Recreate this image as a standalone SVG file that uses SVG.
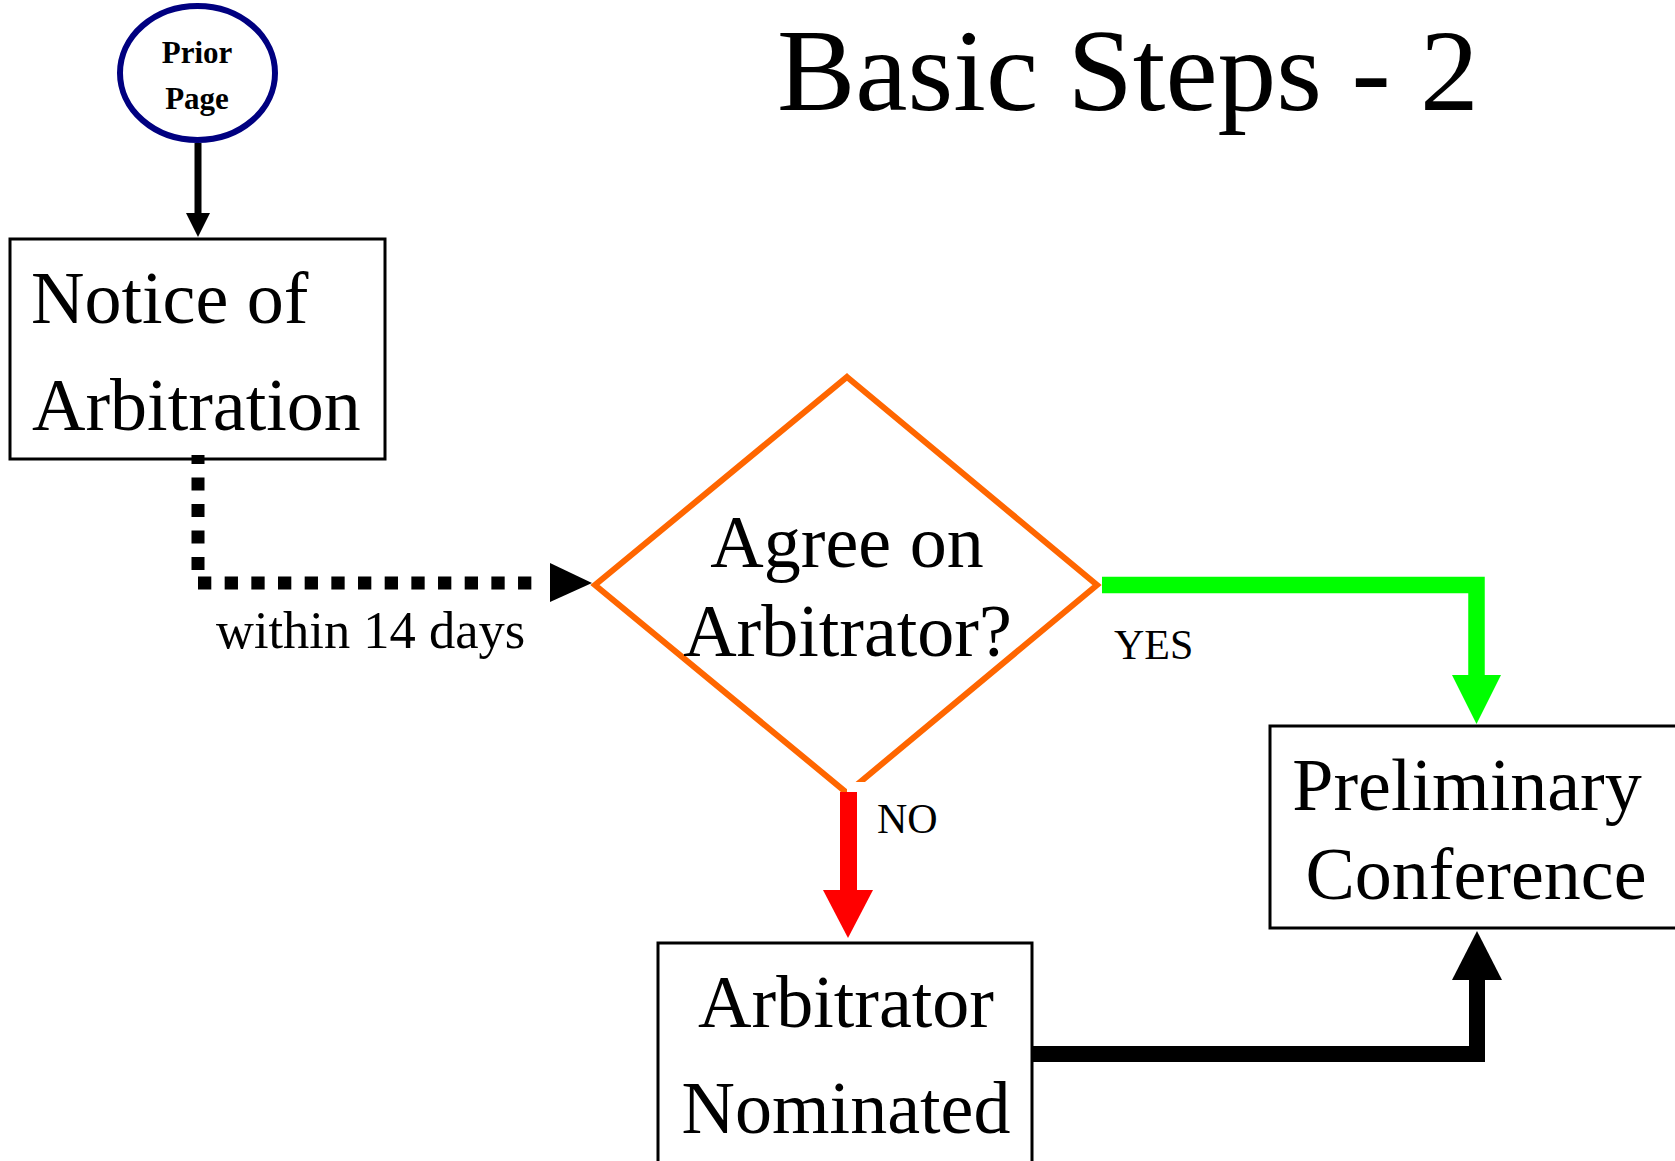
<svg xmlns="http://www.w3.org/2000/svg" width="1675" height="1161" viewBox="0 0 1675 1161">
<style>
  text { font-family: "Liberation Serif", "Times New Roman", serif; fill: #000; }
  .big { font-size: 74px; }
  .lbl { font-size: 42px; }
  .box { fill: #fff; stroke: #000; stroke-width: 3; }
  .mid { text-anchor: middle; }
</style>
<rect width="1675" height="1161" fill="#fff"/>
<text x="777" y="110" font-size="117.5">Basic Steps - 2</text>

<g id="prior-page">
  <ellipse cx="197.5" cy="73" rx="77.5" ry="67" fill="#fff" stroke="#000080" stroke-width="6"/>
  <text x="197" y="63" font-size="31" font-weight="bold" class="mid">Prior</text>
  <text x="197" y="109" font-size="31" font-weight="bold" class="mid">Page</text>
</g>

<g id="notice">
  <rect class="box" x="10" y="239" width="375" height="220"/>
  <text class="big" x="31" y="323">Notice of</text>
  <text class="big" x="32" y="430">Arbitration</text>
</g>

<g id="agree">
  <polygon points="847,377 1097,585 847,793 595,585" fill="#fff" stroke="#FF6600" stroke-width="6" stroke-linejoin="miter"/>
  <rect x="847" y="782" width="22" height="10" fill="#fff"/>
  <text class="big mid" x="847" y="567">Agree on</text>
  <text class="big mid" x="847.5" y="656">Arbitrator?</text>
</g>

<g id="nominated">
  <rect class="box" x="658" y="943" width="374" height="240"/>
  <text class="big mid" x="846" y="1027">Arbitrator</text>
  <text class="big mid" x="846" y="1133">Nominated</text>
</g>

<g id="preliminary">
  <rect class="box" x="1270" y="726" width="420" height="202"/>
  <text class="big mid" x="1467" y="810">Preliminary</text>
  <text class="big mid" x="1476" y="899">Conference</text>
</g>

<g id="connectors">
  <line x1="198" y1="143" x2="198" y2="214" stroke="#000" stroke-width="7"/>
  <polygon points="186,213 210,213 198,237" fill="#000"/>

  <line x1="198" y1="570" x2="198" y2="455" stroke="#000" stroke-width="13" stroke-dasharray="13 13.5"/>
  <line x1="198" y1="583" x2="532" y2="583" stroke="#000" stroke-width="13" stroke-dasharray="13.3 13.37"/>
  <polygon points="550,563 592,583 550,602" fill="#000"/>
  <text x="216" y="648" font-size="52.5">within 14 days</text>

  <path d="M1102,585 H1476.5 V676" fill="none" stroke="#00FF00" stroke-width="16.5" stroke-linejoin="miter"/>
  <polygon points="1452,675 1501,675 1476.5,724" fill="#00FF00"/>
  <text class="lbl" x="1114" y="659">YES</text>

  <line x1="848.5" y1="792" x2="848.5" y2="891" stroke="#FF0000" stroke-width="17"/>
  <polygon points="823,890 873,890 848,938" fill="#FF0000"/>
  <text class="lbl" x="877" y="833">NO</text>

  <path d="M1033,1054 H1477 V979" fill="none" stroke="#000" stroke-width="16" stroke-linejoin="miter"/>
  <polygon points="1452,980 1502,980 1477,931" fill="#000"/>
</g>
</svg>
────────────────────────────────────────
What is expected
Give an exact copy of the material, leaving out every picture.

Result for this exercise
Recreate this image as a standalone SVG file that uses SVG.
<svg xmlns="http://www.w3.org/2000/svg" width="1675" height="1161" viewBox="0 0 1675 1161">
<style>
  text { font-family: "Liberation Serif", "Times New Roman", serif; fill: #000; }
  .big { font-size: 74px; }
  .lbl { font-size: 42px; }
  .box { fill: #fff; stroke: #000; stroke-width: 3; }
  .mid { text-anchor: middle; }
</style>
<rect width="1675" height="1161" fill="#fff"/>
<text x="777" y="110" font-size="117.5">Basic Steps - 2</text>

<g id="prior-page">
  <ellipse cx="197.5" cy="73" rx="77.5" ry="67" fill="#fff" stroke="#000080" stroke-width="6"/>
  <text x="197" y="63" font-size="31" font-weight="bold" class="mid">Prior</text>
  <text x="197" y="109" font-size="31" font-weight="bold" class="mid">Page</text>
</g>

<g id="notice">
  <rect class="box" x="10" y="239" width="375" height="220"/>
  <text class="big" x="31" y="323">Notice of</text>
  <text class="big" x="32" y="430">Arbitration</text>
</g>

<g id="agree">
  <polygon points="847,377 1097,585 847,793 595,585" fill="#fff" stroke="#FF6600" stroke-width="6" stroke-linejoin="miter"/>
  <rect x="847" y="782" width="22" height="10" fill="#fff"/>
  <text class="big mid" x="847" y="567">Agree on</text>
  <text class="big mid" x="847.5" y="656">Arbitrator?</text>
</g>

<g id="nominated">
  <rect class="box" x="658" y="943" width="374" height="240"/>
  <text class="big mid" x="846" y="1027">Arbitrator</text>
  <text class="big mid" x="846" y="1133">Nominated</text>
</g>

<g id="preliminary">
  <rect class="box" x="1270" y="726" width="420" height="202"/>
  <text class="big mid" x="1467" y="810">Preliminary</text>
  <text class="big mid" x="1476" y="899">Conference</text>
</g>

<g id="connectors">
  <line x1="198" y1="143" x2="198" y2="214" stroke="#000" stroke-width="7"/>
  <polygon points="186,213 210,213 198,237" fill="#000"/>

  <line x1="198" y1="570" x2="198" y2="455" stroke="#000" stroke-width="13" stroke-dasharray="13 13.5"/>
  <line x1="198" y1="583" x2="532" y2="583" stroke="#000" stroke-width="13" stroke-dasharray="13.3 13.37"/>
  <polygon points="550,563 592,583 550,602" fill="#000"/>
  <text x="216" y="648" font-size="52.5">within 14 days</text>

  <path d="M1102,585 H1476.5 V676" fill="none" stroke="#00FF00" stroke-width="16.5" stroke-linejoin="miter"/>
  <polygon points="1452,675 1501,675 1476.5,724" fill="#00FF00"/>
  <text class="lbl" x="1114" y="659">YES</text>

  <line x1="848.5" y1="792" x2="848.5" y2="891" stroke="#FF0000" stroke-width="17"/>
  <polygon points="823,890 873,890 848,938" fill="#FF0000"/>
  <text class="lbl" x="877" y="833">NO</text>

  <path d="M1033,1054 H1477 V979" fill="none" stroke="#000" stroke-width="16" stroke-linejoin="miter"/>
  <polygon points="1452,980 1502,980 1477,931" fill="#000"/>
</g>
</svg>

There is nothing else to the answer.